The third speaker was 21-year-old Sarit Khanoukaev, who was born and raised in Sderot, less than a mile from the Gaza border, in a community where children often play in indoor playgrounds that also house bomb shelters. “I live every day of my life in fear,” Khanoukaev said. She is afraid to take a shower with the door locked because after an air-raid siren goes off, she has only 15 seconds to get out of the shower, cover herself and reach the nearest bomb shelter.
“Balloons, that are the symbol of hope and childhood and celebration and happiness, became the symbol of hell.” — Michal Uziyahu
The incendiary kites and balloons are the latest weapons being used by Palestinians in the Gaza Strip, following a six-week sustained border protest that drew a forceful Israeli military response. Over 100 Palestinians, including Hamas terrorists, were killed.
Speaking with the Journal prior to the Stephen Wise event, Uziyahu said while Israel’s military response drew criticism from the international community, most people outside the region don’t truly understand what is going on.
“We really feel that no one knows the stories of the Jewish communities that live along the border with Gaza,” she said. “The world is dealing with the suffering of the Palestinians and they don’t understand the complexities of this situation.
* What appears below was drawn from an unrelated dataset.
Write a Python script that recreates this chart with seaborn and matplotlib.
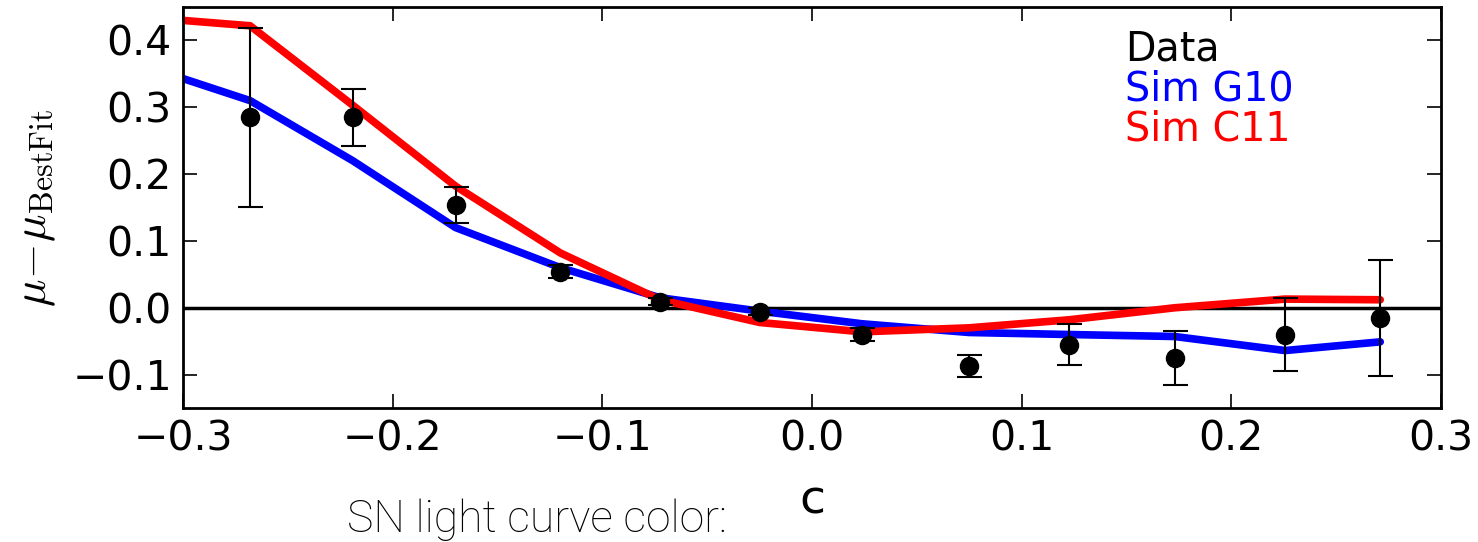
import matplotlib
matplotlib.use("Agg")
import matplotlib.pyplot as plt
import seaborn as sns
import pandas as pd
from matplotlib.lines import Line2D

# Data
data_c = [-0.268, -0.219, -0.170, -0.120, -0.0725, -0.025, 0.024, 0.075, 0.1226, 0.173, 0.2256, 0.271]
data_mu = [0.285, 0.285, 0.154, 0.054, 0.009, -0.006, -0.040, -0.087, -0.055, -0.075, -0.040, -0.015]
data_err = [0.134, 0.043, 0.027, 0.010, 0.005, 0.005, 0.010, 0.017, 0.031, 0.040, 0.055, 0.087]

sim_c = [-0.30, -0.268, -0.219, -0.170, -0.120, -0.0725, -0.025, 0.024, 0.075, 0.1226, 0.173, 0.2256, 0.271]
g10_mu = [0.343, 0.310, 0.220, 0.120, 0.060, 0.015, -0.005, -0.024, -0.037, -0.040, -0.043, -0.064, -0.051]
c11_mu = [0.430, 0.422, 0.303, 0.182, 0.082, 0.012, -0.022, -0.036, -0.030, -0.018, 0.000, 0.013, 0.012]

xticks = [-0.3, -0.2, -0.1, 0.0, 0.1, 0.2, 0.3]
xticklabels = ["\u22120.3", "\u22120.2", "\u22120.1", "0.0", "0.1", "0.2", "0.3"]
yticks = [-0.1, 0.0, 0.1, 0.2, 0.3, 0.4]
yticklabels = ["\u22120.1", "0.0", "0.1", "0.2", "0.3", "0.4"]
legend_labels = ["Data", "Sim G10", "Sim C11"]

sns.set_style("white")
plt.rcParams["mathtext.fontset"] = "cm"
plt.rcParams["font.family"] = ["DejaVu Sans"]
plt.rcParams["text.color"] = "black"
plt.rcParams["axes.labelcolor"] = "black"
plt.rcParams["xtick.color"] = "black"
plt.rcParams["ytick.color"] = "black"

fig = plt.figure(figsize=(14.78, 5.42), dpi=100)
ax = fig.add_axes([0.1238, 0.2472, 0.975 - 0.1238, 0.987 - 0.2472])

sim_df = pd.DataFrame({
    "c": sim_c * 2,
    "mu": g10_mu + c11_mu,
    "model": ["Sim G10"] * len(sim_c) + ["Sim C11"] * len(sim_c),
})

ax.axhline(0.0, color="black", lw=2.5, zorder=1)
sns.lineplot(data=sim_df, x="c", y="mu", hue="model",
             palette={"Sim G10": "#0000ff", "Sim C11": "#ff0000"},
             sort=False, lw=5.5, ax=ax, legend=False, zorder=2)
ax.errorbar(data_c, data_mu, yerr=data_err, fmt="o", color="black", ms=13, elinewidth=1.5,
            capsize=9, capthick=1.5, zorder=3)

ax.set_xlim(-0.3, 0.3)
ax.set_ylim(-0.15, 0.45)
ax.set_xticks(xticks)
ax.set_yticks(yticks)
ax.set_xticklabels(xticklabels)
ax.set_yticklabels(yticklabels)
ax.tick_params(direction="in", length=10, width=1.2, top=True, right=True, labelsize=29.5,
               pad=8, bottom=True, left=True, colors="black")
for s in ax.spines.values():
    s.set_linewidth(2)
    s.set_color("black")

ax.set_xlabel("c", fontsize=34, labelpad=14, color="black")
ax.set_ylabel(r"$\mu\!-\!\mu_{\rm BestFit}$", fontsize=33, labelpad=10, color="black")

# legend as colored text only
handles = [Line2D([], [], lw=0, marker=None) for _ in legend_labels]
leg = ax.legend(handles, legend_labels, loc="upper left",
                bbox_to_anchor=(0.7488, 0.945), frameon=False, handlelength=0,
                handletextpad=0, borderpad=0, borderaxespad=0,
                fontsize=28.5, labelspacing=0.0)
for t, col in zip(leg.get_texts(), ["black", "#0000ff", "#ff0000"]):
    t.set_color(col)

fig.text(347 / 1478, 1 - 532 / 542, "SN light curve color:", fontsize=32,
         family=["Roboto", "DejaVu Sans"], fontweight="light", color="black",
         va="baseline", ha="left")

fig.savefig("out.png", dpi=100, facecolor="white")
We belong to communities that already for 20 years have lived under a constant emergency routine.”
Harush said the solution to educating people about what is happening along the Israel-Gaza border is for people to see it for themselves. “The best answer,” he said, “is come visit Israel, and it will change your life.”
Speaking to attendees at the JNF event, Uziyahu struck an optimistic tone. “We have a wonderful life,” she said. “When my children wake up in the morning, they wake up with a smile. We focus on the 99 percent of our life, and our life is 99 percent heaven and 1 percent hell.”